Updated on: 02 September,2018 07:30 AM IST  |  Mumbai
Rahul da Cunha |

The thump that the world felt, sadly wasn't the same as, say, had it been a tragedian (somehow, comedians have never commanded the same gravitas as the serious playwrights

Simon says...

Illustration/Uday Mohite

Rahul da CunhaNeil Simon died last week. He passed from this life to that special place in heaven reserved for the funny men. The thump that the world felt, sadly wasn't the same as, say, had it been a tragedian (somehow, comedians have never commanded the same gravitas as the serious playwrights. Never understood that). When Arthur Millerji passed on, the world grieved. For Neilsaab, there was some mourning, but it wasn't like a giant of the theatre had fallen. This man was a legend, at least for me.


There have been many areas of influence that this New Yorker had on me. The first was in the craft of comedy. No playwright, frankly, wrote a gag like him. (save maybe David Mamet) His funny lines always stemmed from the plot, not merely one liners. Simon was the master of this. Gags and punchlines were his patent.



Simon said he would tell aspiring comedy playwrights "not to try to make it funny ... try and make it real and then the comedy will come'. Within that setting, Simon's themes, besides marital conflict, sometimes included infidelity, sibling rivalry, adolescence, bereavement, and fear of ageing. And despite the serious nature of the themes, Simon continually managed to tell stories with humour, to include both realism and comedy.


But, it was his love for Manhattan and how it formed the backdrop for all his plays that was the most significant.

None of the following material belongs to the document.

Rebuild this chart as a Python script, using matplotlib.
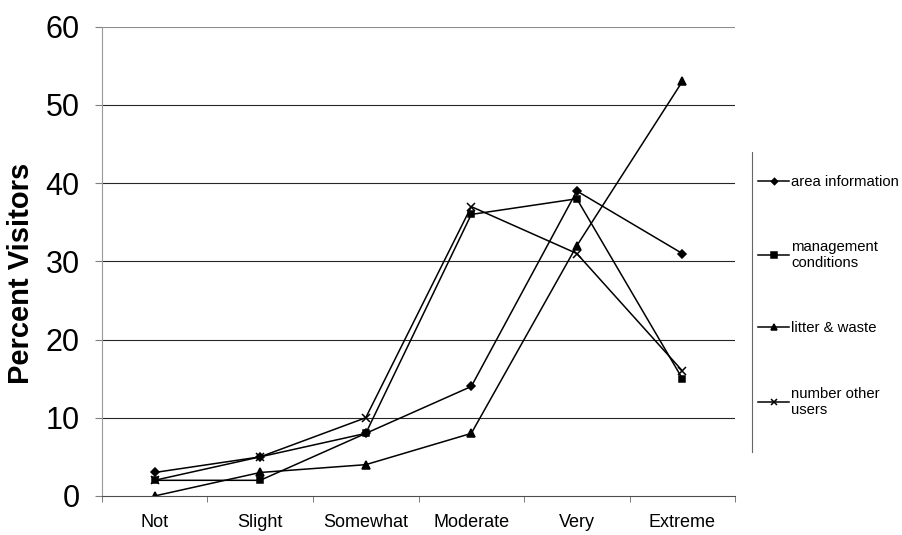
import numpy as np
import matplotlib
matplotlib.use("Agg")
import matplotlib.pyplot as plt
from matplotlib.lines import Line2D

plt.rcParams['font.family'] = ['Liberation Sans', 'DejaVu Sans']

# Données
categories = ["Not", "Slight", "Somewhat", "Moderate", "Very", "Extreme"]
area_information = [3, 5, 8, 14, 39, 31]
management_conditions = [2, 2, 8, 36, 38, 15]
litter_waste = [0, 3, 4, 8, 32, 53]
number_other_users = [2, 5, 10, 37, 31, 16]

series = [
    ("area information", area_information, "D", 4),
    ("management\nconditions", management_conditions, "s", 5),
    ("litter & waste", litter_waste, "^", 5.5),
    ("number other\nusers", number_other_users, "x", 6),
]

fig = plt.figure(figsize=(9.02, 5.35), dpi=100)
ax = fig.add_axes([0.113, 0.073, 0.702, 0.877])

x = np.arange(len(categories))
for label, vals, mk, ms in series:
    ax.plot(x, vals, color="black", linewidth=1.1, marker=mk, markersize=ms,
            markeredgewidth=1.1, label=label)

ax.set_xlim(-0.5, len(categories) - 0.5)
ax.set_ylim(0, 60)
ax.set_yticks(range(0, 61, 10))
ax.set_xticks(x)
ax.set_xticklabels(categories, fontsize=13)
ax.set_xticks(np.arange(-0.5, len(categories)), minor=True)
ax.tick_params(axis="x", which="major", length=0, pad=13)
ax.tick_params(axis="x", which="minor", length=4, color="0.4", direction="out")
ax.tick_params(axis="y", labelsize=22, length=5, color="0.5", pad=11)

for v in range(10, 61, 10):
    col = "0.55" if v == 60 else "0.15"
    ax.axhline(v, color=col, linewidth=0.8, zorder=0)

for s in ["top", "right"]:
    ax.spines[s].set_visible(False)
ax.spines["left"].set_color("0.6")
ax.spines["left"].set_linestyle((0, (2, 1)))
ax.spines["left"].set_linewidth(0.8)
ax.spines["bottom"].set_color("0.3")
ax.spines["bottom"].set_linewidth(0.8)

ax.set_ylabel("Percent Visitors", fontsize=21, fontweight="bold")
ax.yaxis.set_label_coords(-0.105, 0.475)

fig.legend(loc="center left", bbox_to_anchor=(0.8404, 0.447), frameon=False,
           fontsize=10.7, handlelength=2.1, handletextpad=0.15, labelspacing=3.45,
           borderpad=0, borderaxespad=0, markerscale=0.8)

fig.add_artist(Line2D([0.834, 0.834], [0.155, 0.716], color="0.4",
                      linewidth=0.8, transform=fig.transFigure))

fig.savefig("out.png", dpi=100)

You could argue that it's where he lived, it's what he loved; but when a city becomes an artiste's muse, that's special. Much like Woody Allen (and in a tiny way, by comparison, the way I feel about Mumbai).

I'm fascinated by writers who are fascinated by cities enough for those places to become their backdrop, their mileu, their point of reference. Their situations, characters, language, plots, themes... all stem from the urban landscape they reside in.

You could argue that any home, even a small town, can have an impact on writers. But somehow, it's the big cities, with their multi-culturalism, that seem to have a wider influence. Neil Simon always had New York's many dialects to play with. He pitted areas against each other — The Bronx, Yonkers and Brighton Beach, where he grew up. The Upper and Lower East side, where people aspired to get to — much like our own SoBo and NoBo.

His plays were filled with Jews, Blacks, Hispanics, Greeks.

Our city is similar – Bombay has the edge and excitement with drama on every street corner. It has the multi-culturalism, the dialects, the characters.

For those of us playwrights who consider Mumbai their muse, Neil Simon was the man.

The man who worked at making audiences, 'laugh to avoid weeping'.